[Material]
......

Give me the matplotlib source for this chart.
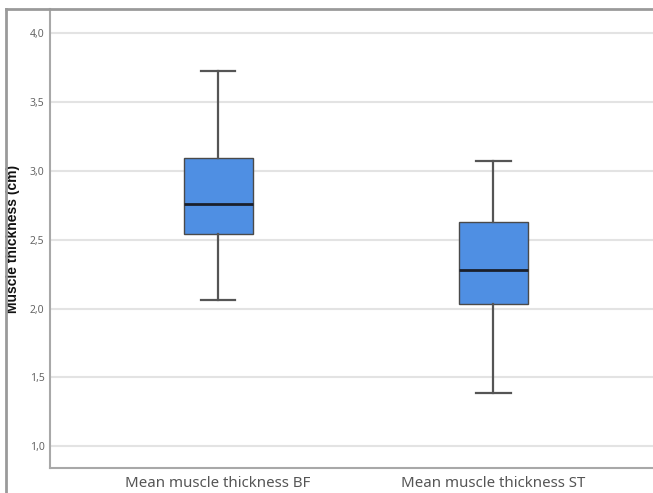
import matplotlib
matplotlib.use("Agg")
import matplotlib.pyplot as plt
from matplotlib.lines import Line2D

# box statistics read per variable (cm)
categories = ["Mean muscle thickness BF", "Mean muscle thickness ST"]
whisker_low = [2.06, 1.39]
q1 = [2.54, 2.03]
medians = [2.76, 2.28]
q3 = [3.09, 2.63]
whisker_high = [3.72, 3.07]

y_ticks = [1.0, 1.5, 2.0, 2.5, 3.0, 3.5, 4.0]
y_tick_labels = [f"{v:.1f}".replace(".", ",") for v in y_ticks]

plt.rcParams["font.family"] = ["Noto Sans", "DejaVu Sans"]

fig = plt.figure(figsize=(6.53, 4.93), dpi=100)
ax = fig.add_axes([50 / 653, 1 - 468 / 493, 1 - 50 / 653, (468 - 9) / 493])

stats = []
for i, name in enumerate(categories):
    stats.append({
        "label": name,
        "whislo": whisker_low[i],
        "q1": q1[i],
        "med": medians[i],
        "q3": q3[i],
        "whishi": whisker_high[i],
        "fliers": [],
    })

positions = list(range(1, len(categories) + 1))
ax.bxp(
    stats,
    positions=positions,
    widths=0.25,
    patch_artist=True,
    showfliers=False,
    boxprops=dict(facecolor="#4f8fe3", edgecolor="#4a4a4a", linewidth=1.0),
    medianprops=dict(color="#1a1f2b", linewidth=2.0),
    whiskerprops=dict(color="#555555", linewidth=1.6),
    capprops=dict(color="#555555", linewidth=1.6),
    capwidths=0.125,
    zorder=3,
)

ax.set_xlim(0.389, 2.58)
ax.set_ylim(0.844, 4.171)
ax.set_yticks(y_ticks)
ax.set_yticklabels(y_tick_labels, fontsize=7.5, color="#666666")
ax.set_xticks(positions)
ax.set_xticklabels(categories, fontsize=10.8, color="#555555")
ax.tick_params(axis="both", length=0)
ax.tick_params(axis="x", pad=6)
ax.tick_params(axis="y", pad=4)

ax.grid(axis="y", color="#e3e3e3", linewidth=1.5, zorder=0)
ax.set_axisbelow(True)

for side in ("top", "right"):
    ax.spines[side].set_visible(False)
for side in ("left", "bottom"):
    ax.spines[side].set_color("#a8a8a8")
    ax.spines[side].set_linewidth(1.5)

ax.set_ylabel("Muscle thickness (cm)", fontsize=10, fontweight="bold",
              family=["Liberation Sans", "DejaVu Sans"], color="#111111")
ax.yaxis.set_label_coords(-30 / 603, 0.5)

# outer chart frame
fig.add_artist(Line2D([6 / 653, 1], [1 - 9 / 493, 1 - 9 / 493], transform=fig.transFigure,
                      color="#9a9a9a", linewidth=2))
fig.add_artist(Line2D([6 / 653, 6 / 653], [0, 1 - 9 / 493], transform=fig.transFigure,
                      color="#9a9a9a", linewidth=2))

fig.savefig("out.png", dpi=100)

......

[Task to carry out] All of the data above should be quoted exactly, except for the pictures.

[Output]
Give me the matplotlib source for this chart.
import matplotlib
matplotlib.use("Agg")
import matplotlib.pyplot as plt
from matplotlib.lines import Line2D

# box statistics read per variable (cm)
categories = ["Mean muscle thickness BF", "Mean muscle thickness ST"]
whisker_low = [2.06, 1.39]
q1 = [2.54, 2.03]
medians = [2.76, 2.28]
q3 = [3.09, 2.63]
whisker_high = [3.72, 3.07]

y_ticks = [1.0, 1.5, 2.0, 2.5, 3.0, 3.5, 4.0]
y_tick_labels = [f"{v:.1f}".replace(".", ",") for v in y_ticks]

plt.rcParams["font.family"] = ["Noto Sans", "DejaVu Sans"]

fig = plt.figure(figsize=(6.53, 4.93), dpi=100)
ax = fig.add_axes([50 / 653, 1 - 468 / 493, 1 - 50 / 653, (468 - 9) / 493])

stats = []
for i, name in enumerate(categories):
    stats.append({
        "label": name,
        "whislo": whisker_low[i],
        "q1": q1[i],
        "med": medians[i],
        "q3": q3[i],
        "whishi": whisker_high[i],
        "fliers": [],
    })

positions = list(range(1, len(categories) + 1))
ax.bxp(
    stats,
    positions=positions,
    widths=0.25,
    patch_artist=True,
    showfliers=False,
    boxprops=dict(facecolor="#4f8fe3", edgecolor="#4a4a4a", linewidth=1.0),
    medianprops=dict(color="#1a1f2b", linewidth=2.0),
    whiskerprops=dict(color="#555555", linewidth=1.6),
    capprops=dict(color="#555555", linewidth=1.6),
    capwidths=0.125,
    zorder=3,
)

ax.set_xlim(0.389, 2.58)
ax.set_ylim(0.844, 4.171)
ax.set_yticks(y_ticks)
ax.set_yticklabels(y_tick_labels, fontsize=7.5, color="#666666")
ax.set_xticks(positions)
ax.set_xticklabels(categories, fontsize=10.8, color="#555555")
ax.tick_params(axis="both", length=0)
ax.tick_params(axis="x", pad=6)
ax.tick_params(axis="y", pad=4)

ax.grid(axis="y", color="#e3e3e3", linewidth=1.5, zorder=0)
ax.set_axisbelow(True)

for side in ("top", "right"):
    ax.spines[side].set_visible(False)
for side in ("left", "bottom"):
    ax.spines[side].set_color("#a8a8a8")
    ax.spines[side].set_linewidth(1.5)

ax.set_ylabel("Muscle thickness (cm)", fontsize=10, fontweight="bold",
              family=["Liberation Sans", "DejaVu Sans"], color="#111111")
ax.yaxis.set_label_coords(-30 / 603, 0.5)

# outer chart frame
fig.add_artist(Line2D([6 / 653, 1], [1 - 9 / 493, 1 - 9 / 493], transform=fig.transFigure,
                      color="#9a9a9a", linewidth=2))
fig.add_artist(Line2D([6 / 653, 6 / 653], [0, 1 - 9 / 493], transform=fig.transFigure,
                      color="#9a9a9a", linewidth=2))

fig.savefig("out.png", dpi=100)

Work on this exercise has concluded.